Tuesday, February 16, 2010

Plagiarism, or just 'mixing'?

A Berlin literary scandal poses the question – when everything is available free online, what is the meaning of copyright?
by: Robert McCrum

The news that a 17-year-old Berliner, Helene Hegemann, has run into a storm of abusive publicity over the authenticity of her cult teen bestseller Axolotl Roadkill looks like another of those plagiarism rows that surface from time to time in the European press. See, for instance, my recent Observer article about novelist Marie Darrieusecq's bitter feud with Camille Laurens.

But this one is, I think, more complicated than usual.
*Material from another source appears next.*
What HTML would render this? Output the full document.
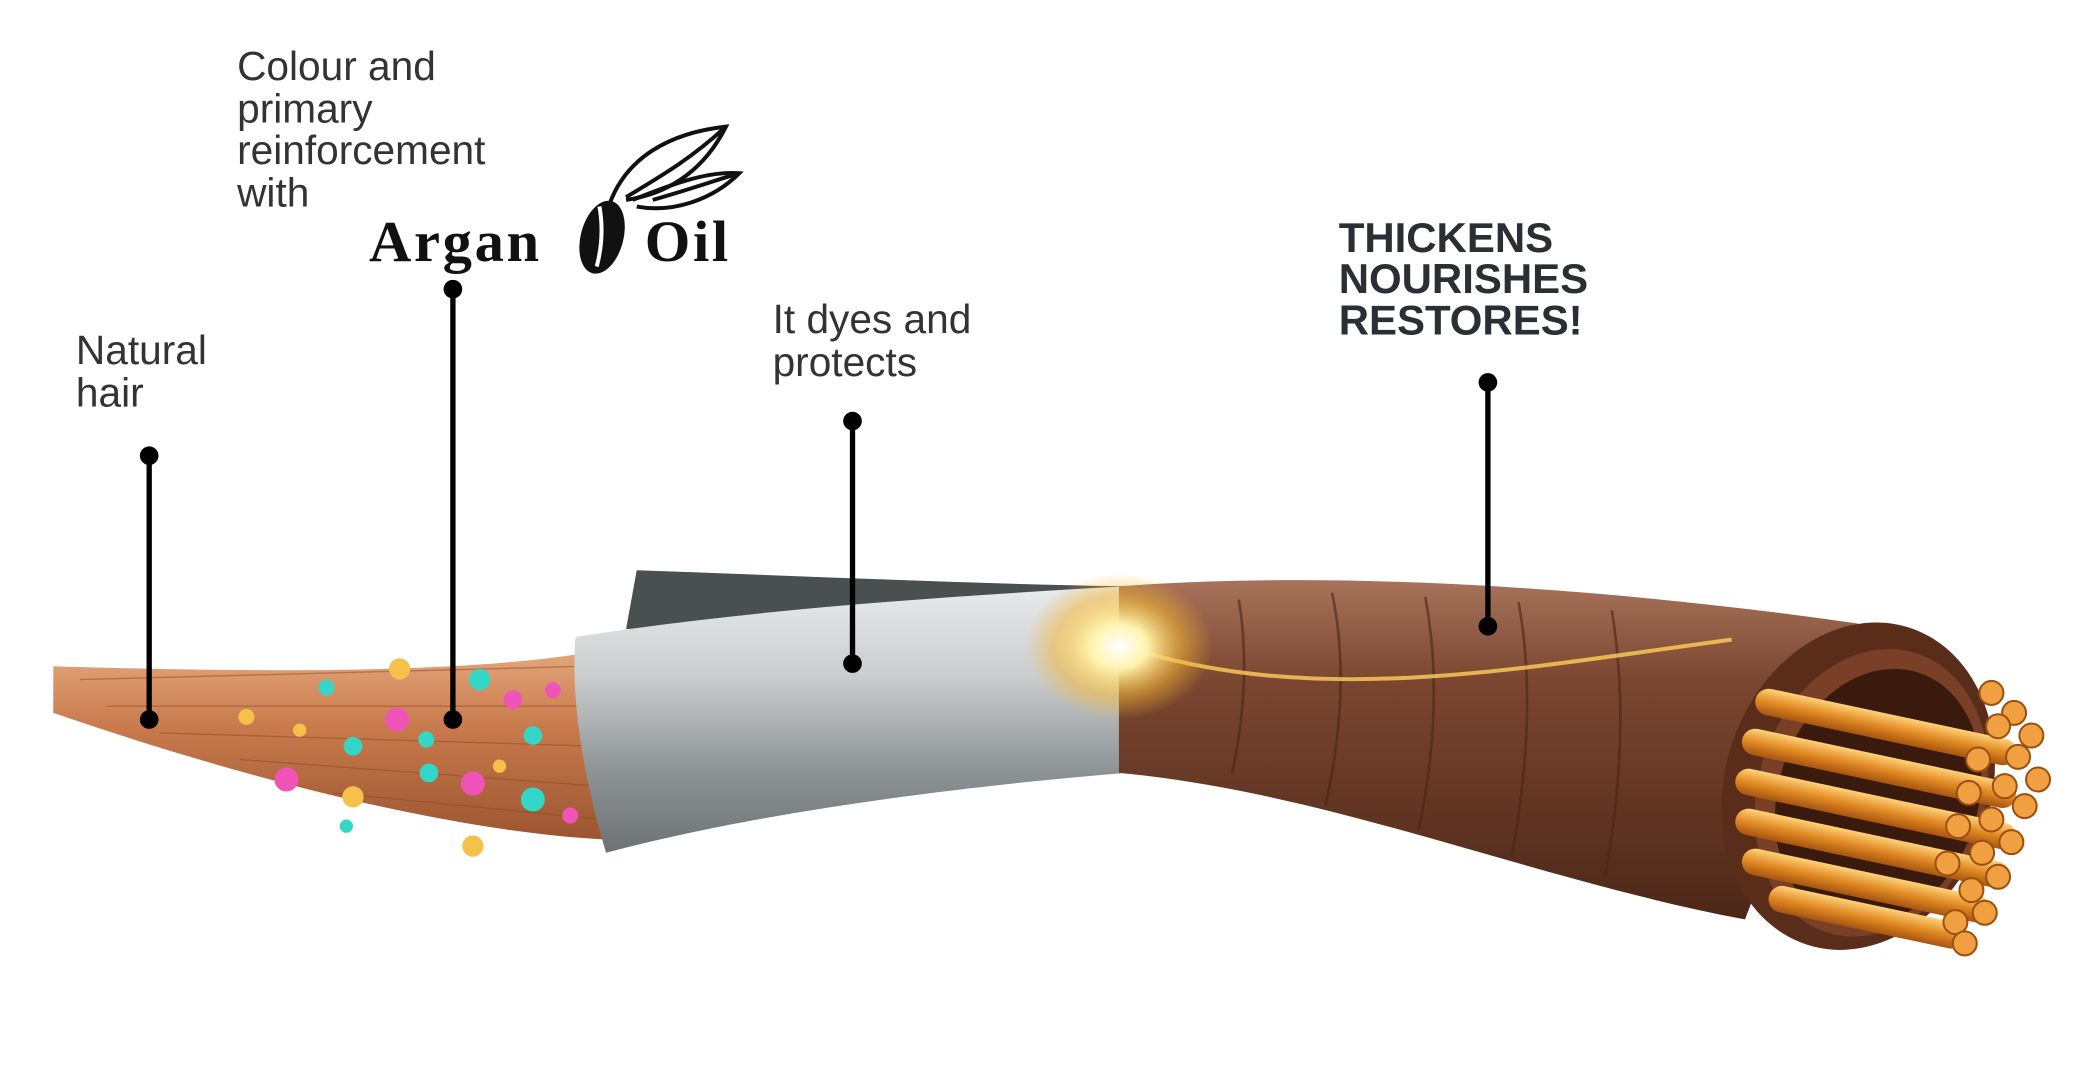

Of course, at one level, there are passages in Hegemann's gritty exploration of the Berlin nightclub scene in the aftermath of her mother's death that are plainly lifted wholesale from another novel, Strobo, the work of a German blogger who goes under the name of Airen.

Disentangling fact from fiction in a spat that looks like a nasty blog-war is tricky, but it's clear from the reports I've read that Hegemann, a child of the internet age, simply does not understand, or recognise, the charge of plagiarism. To her, coming from the cut-and-paste world of blogs and Facebook, what she's done is no more than "mixing" (she seems to use the English term, by the way.)

It may be unwise to pronounce on a German literary scandal. But it does seem to me that, in a naive way, Hegemann is simply following a line of argument that is gaining momentum at the moment, especially in California: when everything is available free online, what is the meaning of copyright?

If you come, as most adult readers still do, from an established print culture, then copyright is the bedrock of the European intellectual tradition. But if you have come of age outside that cultural inheritance, or at odds with it, then you are likely to claim, as Hegemann reportedly puts it, that "Berlin is here to mix with everything".

In this context, which cannot be ignored, plagiarism is just one part of the literary contract that may now be up for renegotiation in Google-world. Some will say, with Cavafy, that "The barbarians are coming." I don't take that line, but I think the renegotiation is increasingly urgent.